Shortly after their son’s death, Halliburton and Grant’s father started the Grant Halliburton Foundation to help end the stigma surrounding mental illness. The foundation will host its 11th annual Beacon of Hope Community Luncheon at 11 a.m. March 10 at the Omni Hotel in Dallas. Former U.S. Rep. Patrick Kennedy, nephew of John F. Kennedy and author of A Common Struggle, is the keynote speaker. 

“Stigma keeps people silent,” Halliburton says. “Stigma keeps young people from feeling like they can speak up when they’re hurting. Stigma keeps people from feeling like they can ask somebody how to even find mental health help. Stigma is the number one problem. There hasn’t been a medical illness with this kind of stigma since breast cancer 35 years ago.”
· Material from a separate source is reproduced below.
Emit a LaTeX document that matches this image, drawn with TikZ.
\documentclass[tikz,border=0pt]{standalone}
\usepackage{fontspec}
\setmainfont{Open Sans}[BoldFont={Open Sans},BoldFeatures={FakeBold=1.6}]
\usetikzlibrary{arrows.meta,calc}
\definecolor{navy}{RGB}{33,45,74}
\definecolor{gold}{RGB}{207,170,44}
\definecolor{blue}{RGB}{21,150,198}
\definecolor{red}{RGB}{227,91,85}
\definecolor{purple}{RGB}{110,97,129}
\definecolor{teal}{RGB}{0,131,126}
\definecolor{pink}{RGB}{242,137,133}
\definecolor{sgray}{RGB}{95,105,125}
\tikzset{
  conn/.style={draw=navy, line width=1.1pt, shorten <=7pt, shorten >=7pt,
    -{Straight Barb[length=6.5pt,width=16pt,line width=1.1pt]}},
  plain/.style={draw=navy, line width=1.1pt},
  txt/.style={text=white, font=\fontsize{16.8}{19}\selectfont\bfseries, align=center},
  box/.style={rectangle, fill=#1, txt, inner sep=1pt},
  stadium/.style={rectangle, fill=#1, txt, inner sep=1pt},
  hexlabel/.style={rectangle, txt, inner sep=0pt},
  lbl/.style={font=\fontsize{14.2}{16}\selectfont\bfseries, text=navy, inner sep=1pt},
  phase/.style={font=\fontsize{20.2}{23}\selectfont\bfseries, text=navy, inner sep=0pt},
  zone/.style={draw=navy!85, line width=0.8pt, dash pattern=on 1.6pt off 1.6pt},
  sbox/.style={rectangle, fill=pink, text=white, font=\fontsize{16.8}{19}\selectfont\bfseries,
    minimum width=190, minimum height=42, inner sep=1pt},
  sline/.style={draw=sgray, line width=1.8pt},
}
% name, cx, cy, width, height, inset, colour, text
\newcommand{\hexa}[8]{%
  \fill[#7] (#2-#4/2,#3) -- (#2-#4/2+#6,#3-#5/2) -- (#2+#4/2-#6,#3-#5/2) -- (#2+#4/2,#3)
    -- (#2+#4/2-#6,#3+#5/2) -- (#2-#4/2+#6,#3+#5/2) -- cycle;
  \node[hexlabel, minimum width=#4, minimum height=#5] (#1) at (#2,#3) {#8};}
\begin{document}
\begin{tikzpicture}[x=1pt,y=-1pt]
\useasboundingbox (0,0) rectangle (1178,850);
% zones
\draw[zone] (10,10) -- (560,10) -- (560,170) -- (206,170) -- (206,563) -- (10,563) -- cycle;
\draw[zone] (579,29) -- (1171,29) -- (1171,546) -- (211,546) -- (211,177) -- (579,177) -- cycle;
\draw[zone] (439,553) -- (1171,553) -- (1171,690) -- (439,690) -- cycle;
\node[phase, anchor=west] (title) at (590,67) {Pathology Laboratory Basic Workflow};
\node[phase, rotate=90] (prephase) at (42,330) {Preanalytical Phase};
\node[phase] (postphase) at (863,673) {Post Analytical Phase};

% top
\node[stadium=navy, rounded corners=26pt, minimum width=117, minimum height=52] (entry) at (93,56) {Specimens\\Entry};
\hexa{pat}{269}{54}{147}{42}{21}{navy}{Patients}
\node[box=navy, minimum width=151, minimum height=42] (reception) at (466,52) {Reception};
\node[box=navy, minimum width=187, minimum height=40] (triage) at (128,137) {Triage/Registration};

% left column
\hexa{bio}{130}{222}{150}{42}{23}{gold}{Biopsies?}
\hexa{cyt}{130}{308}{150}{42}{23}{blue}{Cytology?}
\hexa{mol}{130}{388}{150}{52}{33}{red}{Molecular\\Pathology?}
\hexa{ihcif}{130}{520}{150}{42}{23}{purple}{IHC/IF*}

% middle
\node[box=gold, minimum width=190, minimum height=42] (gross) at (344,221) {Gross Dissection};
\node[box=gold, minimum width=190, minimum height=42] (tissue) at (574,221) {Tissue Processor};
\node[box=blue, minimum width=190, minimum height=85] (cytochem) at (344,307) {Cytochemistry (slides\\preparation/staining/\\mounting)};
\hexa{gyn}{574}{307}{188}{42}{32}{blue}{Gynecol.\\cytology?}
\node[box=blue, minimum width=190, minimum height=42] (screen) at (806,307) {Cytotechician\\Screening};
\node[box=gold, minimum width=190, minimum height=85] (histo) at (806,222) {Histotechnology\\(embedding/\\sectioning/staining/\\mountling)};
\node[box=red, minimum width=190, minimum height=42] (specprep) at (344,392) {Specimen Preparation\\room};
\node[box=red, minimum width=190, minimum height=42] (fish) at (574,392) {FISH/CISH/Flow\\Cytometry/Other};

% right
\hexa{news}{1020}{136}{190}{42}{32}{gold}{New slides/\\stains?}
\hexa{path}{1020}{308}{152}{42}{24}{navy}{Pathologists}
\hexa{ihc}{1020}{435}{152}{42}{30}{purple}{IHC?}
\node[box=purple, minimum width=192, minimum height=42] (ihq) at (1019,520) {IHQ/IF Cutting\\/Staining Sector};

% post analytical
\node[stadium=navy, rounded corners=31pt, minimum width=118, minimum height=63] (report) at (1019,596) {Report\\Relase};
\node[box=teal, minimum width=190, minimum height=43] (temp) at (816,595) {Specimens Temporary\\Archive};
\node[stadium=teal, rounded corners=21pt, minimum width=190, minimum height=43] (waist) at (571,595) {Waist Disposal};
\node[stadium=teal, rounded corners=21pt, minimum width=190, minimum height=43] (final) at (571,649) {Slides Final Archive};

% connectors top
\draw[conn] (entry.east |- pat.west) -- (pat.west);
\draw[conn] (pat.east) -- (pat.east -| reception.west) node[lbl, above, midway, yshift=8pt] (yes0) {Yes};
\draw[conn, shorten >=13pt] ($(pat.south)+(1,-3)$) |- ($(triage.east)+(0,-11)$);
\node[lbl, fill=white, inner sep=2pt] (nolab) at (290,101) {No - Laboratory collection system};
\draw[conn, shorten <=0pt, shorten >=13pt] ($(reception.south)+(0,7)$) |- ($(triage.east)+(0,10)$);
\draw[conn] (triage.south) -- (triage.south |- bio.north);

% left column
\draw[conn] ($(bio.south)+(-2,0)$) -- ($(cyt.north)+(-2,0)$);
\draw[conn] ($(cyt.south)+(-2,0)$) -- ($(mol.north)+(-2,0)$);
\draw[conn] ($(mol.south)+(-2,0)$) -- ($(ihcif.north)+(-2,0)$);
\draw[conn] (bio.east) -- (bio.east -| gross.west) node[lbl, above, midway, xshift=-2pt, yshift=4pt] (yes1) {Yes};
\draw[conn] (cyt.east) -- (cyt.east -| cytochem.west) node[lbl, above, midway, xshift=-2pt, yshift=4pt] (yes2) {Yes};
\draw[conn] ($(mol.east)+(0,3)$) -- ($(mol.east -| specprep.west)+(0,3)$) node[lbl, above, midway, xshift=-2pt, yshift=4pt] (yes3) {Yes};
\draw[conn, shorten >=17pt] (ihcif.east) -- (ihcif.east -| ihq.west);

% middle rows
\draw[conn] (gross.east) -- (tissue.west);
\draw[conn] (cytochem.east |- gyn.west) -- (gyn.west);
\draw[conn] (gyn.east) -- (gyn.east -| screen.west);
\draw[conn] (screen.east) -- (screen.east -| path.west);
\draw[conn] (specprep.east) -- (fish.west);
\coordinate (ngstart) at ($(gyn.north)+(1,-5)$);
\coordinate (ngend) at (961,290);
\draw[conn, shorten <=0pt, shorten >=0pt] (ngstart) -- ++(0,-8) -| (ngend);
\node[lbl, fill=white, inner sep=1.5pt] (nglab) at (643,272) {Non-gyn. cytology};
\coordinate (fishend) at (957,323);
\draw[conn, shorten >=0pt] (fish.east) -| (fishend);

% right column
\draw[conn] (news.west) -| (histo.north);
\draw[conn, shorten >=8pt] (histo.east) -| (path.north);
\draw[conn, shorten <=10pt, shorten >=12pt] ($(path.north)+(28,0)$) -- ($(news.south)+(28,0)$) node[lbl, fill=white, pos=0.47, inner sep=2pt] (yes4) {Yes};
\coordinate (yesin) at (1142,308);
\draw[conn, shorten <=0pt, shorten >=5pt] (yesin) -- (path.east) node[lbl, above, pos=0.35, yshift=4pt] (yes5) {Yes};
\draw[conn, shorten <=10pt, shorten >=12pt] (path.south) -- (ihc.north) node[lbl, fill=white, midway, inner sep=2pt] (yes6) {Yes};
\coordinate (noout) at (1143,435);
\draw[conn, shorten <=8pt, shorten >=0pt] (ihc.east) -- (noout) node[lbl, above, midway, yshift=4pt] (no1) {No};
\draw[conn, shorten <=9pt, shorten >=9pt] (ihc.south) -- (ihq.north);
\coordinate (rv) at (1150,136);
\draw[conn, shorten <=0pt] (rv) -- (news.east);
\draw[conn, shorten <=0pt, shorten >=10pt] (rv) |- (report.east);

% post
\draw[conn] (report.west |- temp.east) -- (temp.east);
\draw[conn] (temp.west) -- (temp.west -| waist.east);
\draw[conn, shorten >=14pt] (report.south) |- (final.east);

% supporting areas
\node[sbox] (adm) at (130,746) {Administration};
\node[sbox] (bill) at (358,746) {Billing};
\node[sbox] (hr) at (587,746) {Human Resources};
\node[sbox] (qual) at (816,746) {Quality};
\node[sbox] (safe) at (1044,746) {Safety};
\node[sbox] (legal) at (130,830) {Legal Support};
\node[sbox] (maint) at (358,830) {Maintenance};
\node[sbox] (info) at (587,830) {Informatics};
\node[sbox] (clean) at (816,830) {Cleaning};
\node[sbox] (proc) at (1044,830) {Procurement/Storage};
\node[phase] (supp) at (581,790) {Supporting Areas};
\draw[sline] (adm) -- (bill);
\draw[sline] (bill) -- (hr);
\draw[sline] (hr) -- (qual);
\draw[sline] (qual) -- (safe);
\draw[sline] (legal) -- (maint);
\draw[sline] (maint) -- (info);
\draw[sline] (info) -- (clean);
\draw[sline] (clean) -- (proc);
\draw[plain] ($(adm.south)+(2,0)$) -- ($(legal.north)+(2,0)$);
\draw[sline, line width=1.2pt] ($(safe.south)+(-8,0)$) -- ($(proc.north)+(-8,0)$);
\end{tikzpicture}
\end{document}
As part of the foundation’s work, Halliburton speaks to students, teachers, working professionals, and more on the risks of stress and depression. She informs her audience the need for a quality night of sleep, a healthy diet and dose of exercise, and how to manage stress. These things, she says, can help people avoid ending up like her son.

In the Dallas office of the Grant Halliburton Foundation, Grant’s artwork, poems, and diary entries line the hallway. “He was very creative, he was very outgoing, he experienced life to the fullest,” Halliburton recalls. “I always say, it was if his brain had receptors open to the universe. He was so creative, so funny, that it would have been hard for me to say, ‘I think he’s struggling with depression or something.’”

There’s a diary entry from 16-year-old Grant explaining the night he ran away with his girlfriend. Halliburton says that’s just one example of the kind of risky behavior he started to dabble in when he was in high school — something they later found out could be attributed to bipolar disorder 1. According to the National Institute of Mental Health, people with bipolar disorder can “do risky things that show poor judgment such as eat and drink excessively, spend or give away a lot of money, or have reckless sex.”

The Grant Halliburton Foundation does a lot to fight mental illness. There’s the website herefortexas.com, which is a database of more than 800 mental health providers for people looking for help. The foundation has programs like Dad2Dad, a breakfast series for dads of a teen or young adult who might be struggling with mental illness. Coffee Days is a similar support group for women. 

At Tuesday’s Beacon of Hope Luncheon, the Foundation will help “bring focus to the vital work needed to educate the North Texas community on adolescent mental health and suicide prevention,” according to the press release

“If we couldn’t figure this out and we were working as hard and as fast as we could to figure out the next thing for (Grant), there must be other families who can’t figure this out either,” Halliburton says.

“Every young person deserves health and hope.”